Written task
Reproduce each line bearing the word "page".

## BEGIN Data to use

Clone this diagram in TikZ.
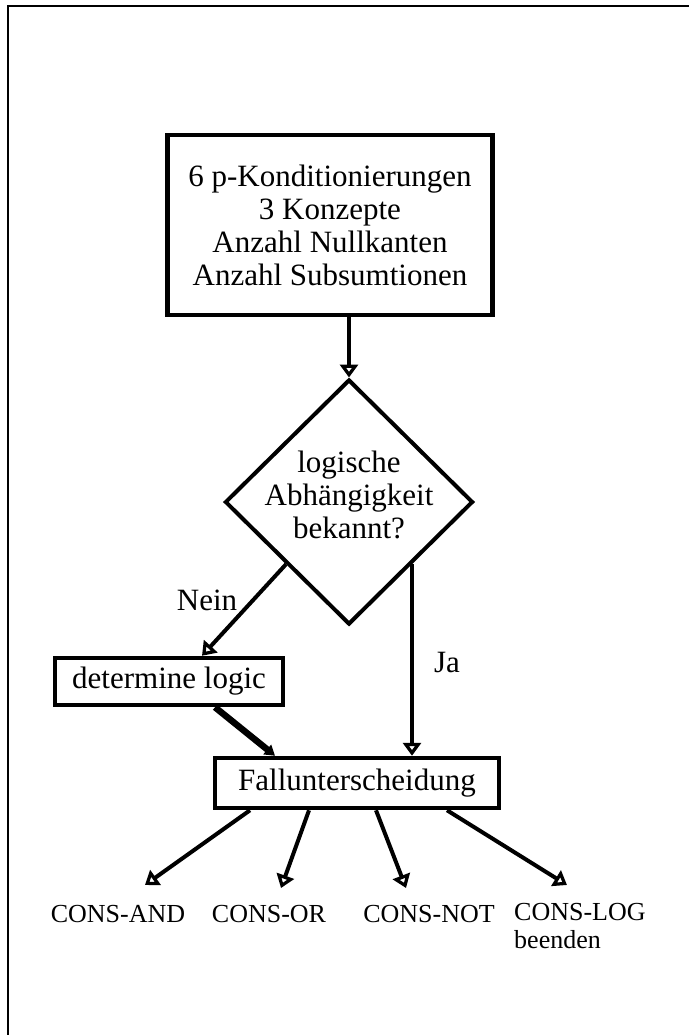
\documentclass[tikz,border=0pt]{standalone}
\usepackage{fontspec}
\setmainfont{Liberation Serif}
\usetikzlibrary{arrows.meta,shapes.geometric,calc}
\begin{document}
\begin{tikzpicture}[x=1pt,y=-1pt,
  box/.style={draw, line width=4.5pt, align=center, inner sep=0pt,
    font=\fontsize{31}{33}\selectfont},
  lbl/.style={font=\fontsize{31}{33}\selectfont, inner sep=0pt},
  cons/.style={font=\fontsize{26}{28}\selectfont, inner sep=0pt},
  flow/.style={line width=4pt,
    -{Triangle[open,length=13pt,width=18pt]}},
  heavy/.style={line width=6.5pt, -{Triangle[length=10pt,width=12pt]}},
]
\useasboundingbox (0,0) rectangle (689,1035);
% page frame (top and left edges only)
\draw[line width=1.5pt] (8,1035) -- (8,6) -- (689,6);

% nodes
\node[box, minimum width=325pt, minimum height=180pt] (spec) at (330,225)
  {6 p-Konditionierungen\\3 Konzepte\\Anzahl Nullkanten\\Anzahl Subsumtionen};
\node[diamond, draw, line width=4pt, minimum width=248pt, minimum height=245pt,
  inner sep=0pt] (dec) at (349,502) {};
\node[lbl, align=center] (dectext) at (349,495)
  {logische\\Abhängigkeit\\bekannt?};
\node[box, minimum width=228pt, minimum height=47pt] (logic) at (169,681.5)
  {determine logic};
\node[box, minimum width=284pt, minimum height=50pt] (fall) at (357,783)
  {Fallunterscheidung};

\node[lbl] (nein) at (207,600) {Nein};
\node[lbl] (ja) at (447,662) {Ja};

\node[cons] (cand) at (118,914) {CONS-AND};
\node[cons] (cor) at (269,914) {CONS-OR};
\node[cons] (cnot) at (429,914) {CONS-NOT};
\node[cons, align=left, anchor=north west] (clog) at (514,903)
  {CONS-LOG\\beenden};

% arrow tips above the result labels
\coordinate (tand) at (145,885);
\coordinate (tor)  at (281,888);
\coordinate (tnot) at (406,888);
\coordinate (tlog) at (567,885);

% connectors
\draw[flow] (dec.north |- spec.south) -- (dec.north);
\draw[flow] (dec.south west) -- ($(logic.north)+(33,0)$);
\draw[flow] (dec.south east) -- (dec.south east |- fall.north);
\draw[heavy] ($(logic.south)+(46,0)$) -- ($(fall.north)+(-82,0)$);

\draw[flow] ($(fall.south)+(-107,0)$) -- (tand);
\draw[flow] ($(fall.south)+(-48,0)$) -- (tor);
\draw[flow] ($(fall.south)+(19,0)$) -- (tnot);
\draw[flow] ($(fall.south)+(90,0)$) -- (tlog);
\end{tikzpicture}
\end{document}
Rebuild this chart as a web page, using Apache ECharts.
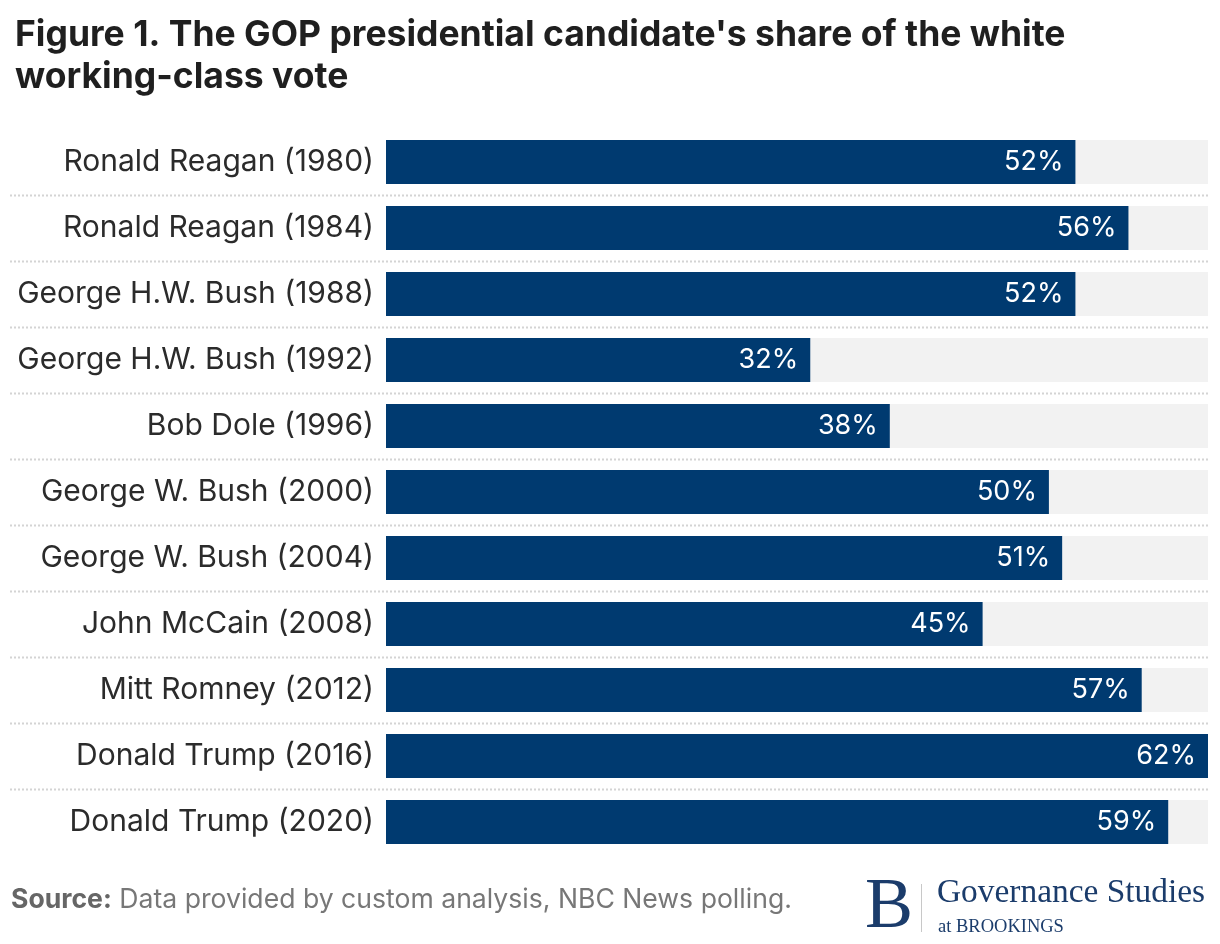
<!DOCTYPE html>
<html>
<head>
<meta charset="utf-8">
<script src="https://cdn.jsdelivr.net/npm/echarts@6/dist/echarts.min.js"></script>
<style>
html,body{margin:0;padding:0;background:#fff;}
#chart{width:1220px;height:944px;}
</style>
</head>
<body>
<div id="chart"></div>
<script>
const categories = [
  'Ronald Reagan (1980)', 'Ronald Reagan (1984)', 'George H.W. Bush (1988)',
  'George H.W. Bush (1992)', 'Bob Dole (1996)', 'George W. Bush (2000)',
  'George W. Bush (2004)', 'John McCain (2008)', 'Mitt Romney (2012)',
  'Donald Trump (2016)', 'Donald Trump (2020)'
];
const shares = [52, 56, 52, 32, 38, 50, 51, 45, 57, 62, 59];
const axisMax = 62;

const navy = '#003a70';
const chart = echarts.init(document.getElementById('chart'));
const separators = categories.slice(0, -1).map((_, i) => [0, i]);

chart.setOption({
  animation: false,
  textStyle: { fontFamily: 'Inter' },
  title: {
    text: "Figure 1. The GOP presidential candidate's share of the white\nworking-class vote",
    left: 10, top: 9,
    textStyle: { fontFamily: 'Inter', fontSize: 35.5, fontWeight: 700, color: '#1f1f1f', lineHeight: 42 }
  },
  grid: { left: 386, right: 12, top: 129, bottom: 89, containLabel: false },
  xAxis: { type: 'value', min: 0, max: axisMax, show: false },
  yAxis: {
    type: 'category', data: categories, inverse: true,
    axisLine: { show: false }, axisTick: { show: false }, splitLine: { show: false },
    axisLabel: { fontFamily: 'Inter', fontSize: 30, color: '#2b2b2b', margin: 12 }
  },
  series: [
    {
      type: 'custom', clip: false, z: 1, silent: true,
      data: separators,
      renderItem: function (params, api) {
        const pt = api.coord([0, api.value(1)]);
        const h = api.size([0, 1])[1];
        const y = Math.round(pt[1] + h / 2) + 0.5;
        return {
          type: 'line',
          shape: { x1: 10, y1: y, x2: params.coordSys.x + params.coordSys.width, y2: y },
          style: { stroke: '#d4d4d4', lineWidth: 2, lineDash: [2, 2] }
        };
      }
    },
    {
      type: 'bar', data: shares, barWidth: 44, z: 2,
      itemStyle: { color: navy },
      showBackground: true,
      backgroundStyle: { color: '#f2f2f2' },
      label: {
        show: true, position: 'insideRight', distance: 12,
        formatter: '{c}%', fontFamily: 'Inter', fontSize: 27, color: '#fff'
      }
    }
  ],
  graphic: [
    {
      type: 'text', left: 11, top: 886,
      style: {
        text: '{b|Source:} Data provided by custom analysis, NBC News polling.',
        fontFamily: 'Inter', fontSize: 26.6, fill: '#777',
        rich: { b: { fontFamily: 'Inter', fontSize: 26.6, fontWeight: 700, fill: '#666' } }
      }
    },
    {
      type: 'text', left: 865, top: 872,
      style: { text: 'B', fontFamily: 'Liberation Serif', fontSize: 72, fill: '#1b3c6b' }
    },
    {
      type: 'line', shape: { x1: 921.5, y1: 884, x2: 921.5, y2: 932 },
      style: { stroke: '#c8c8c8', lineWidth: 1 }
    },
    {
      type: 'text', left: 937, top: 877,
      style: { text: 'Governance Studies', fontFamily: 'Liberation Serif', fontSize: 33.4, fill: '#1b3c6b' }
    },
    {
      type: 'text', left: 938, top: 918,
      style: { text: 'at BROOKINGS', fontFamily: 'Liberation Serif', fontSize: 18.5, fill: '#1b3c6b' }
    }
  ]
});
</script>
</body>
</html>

## END Data to use

Solution to the problem
% page frame (top and left edges only)
Rebuild this chart as a web page, using Apache ECharts.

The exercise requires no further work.